Na zakupach wpadła mi w ręce kalarepa. Jedną pożarłam tak jak lubię najbardziej - na surowo, pozostałe jednak pomyślałam, że zużytkuję w celach obiadowych. Z racji tego, że pogoda dziś była piękna i większość poranka spędziliśmy przekopując ziemię w ogródku pod przyszłe grządki, obiad musiał być szybki i niewymagający z mojej strony wielkiego zaangażowania, postawiłam więc na placki:).
Placki z kalarepką
2 kalarepy
4 średniej wielkości ziemniaki
1 średniej wielkości marchewka
1 cebula
1 duże jajko
1 czubata łyżka mąki
sól, pieprz
oliwa z oliwek,
2 ząbki czosnku
kubek jogurtu naturalnego
odrobina soku z cytryny
olej do smażenia
1. Warzywa starłam na tarce o małych oczkach, cebulę na tarce z okrągłymi oczkami. Wszystko wymieszałam razem i delikatnie odsączyłam na sicie.
2. Do odsączonej masy dodałam jajko, mąkę i przyprawy, wymieszałam wszystko i smażyłam na oleju rzepakowym do zbrązowienia placków.

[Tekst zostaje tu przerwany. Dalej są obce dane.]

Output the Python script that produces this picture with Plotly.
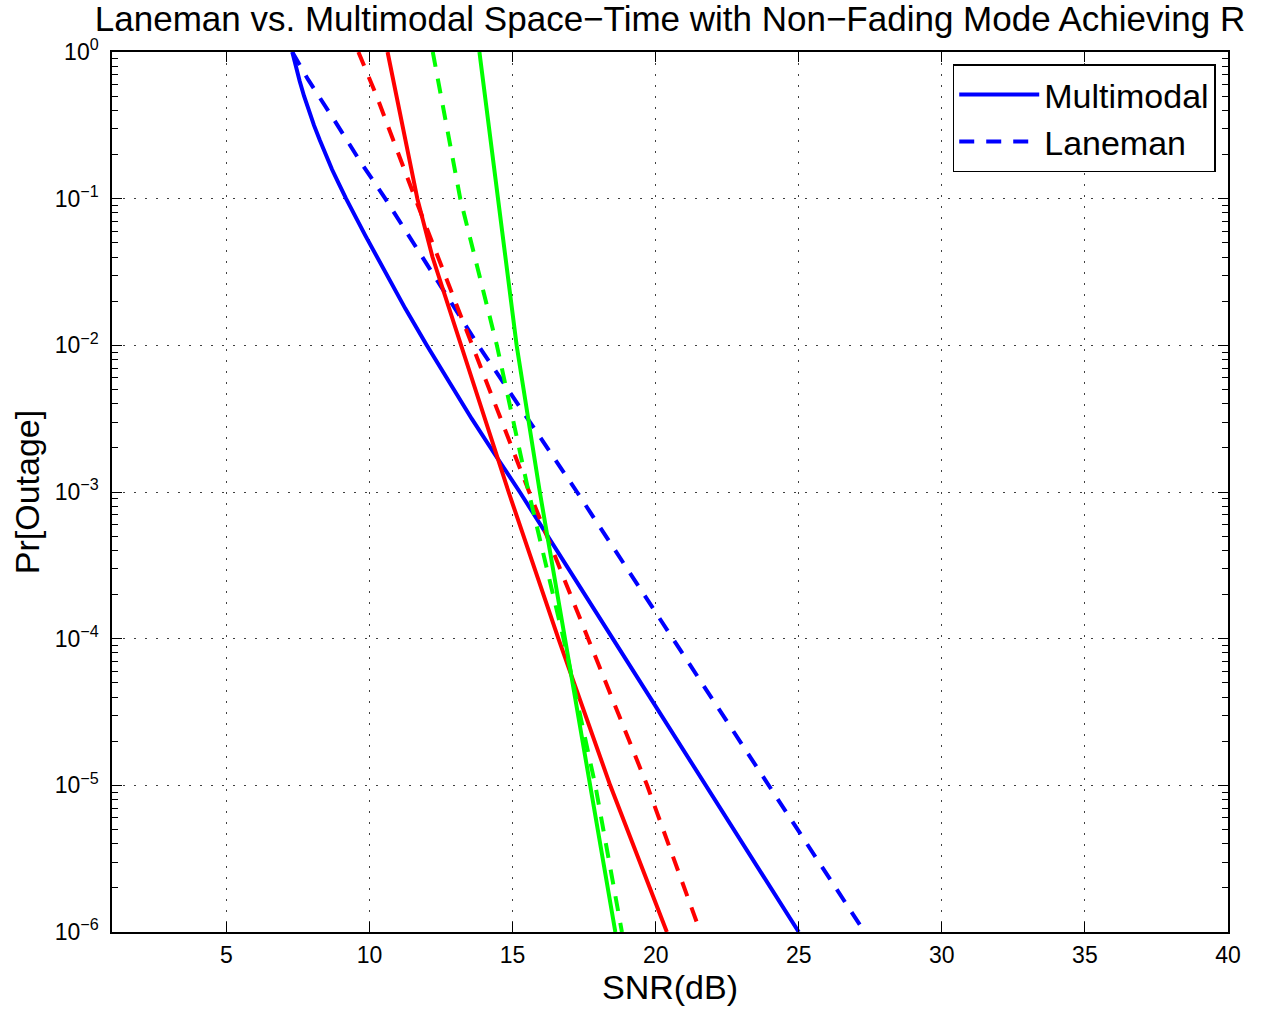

3. Liście kalarepy pokroiłam z grubsza i zblanszowałam. Na oliwie z oliwek lekko podsmażyłam posiekany ząbek czosnku, podsmażyłam na niej przez chwilę liście kalarepy, posoliłam, popieprzyłam i wcisnęłam odrobinę soku z cytryny.
4. Zrobiłam sos jogurtowo-czosnkowy: do jogurtu dodałam łyżeczkę oliwy z oliwek, drobno posiekany ząbek czosnku, pieprz i sól
5. Placki podałam z liśćmi kalarepy i sosem.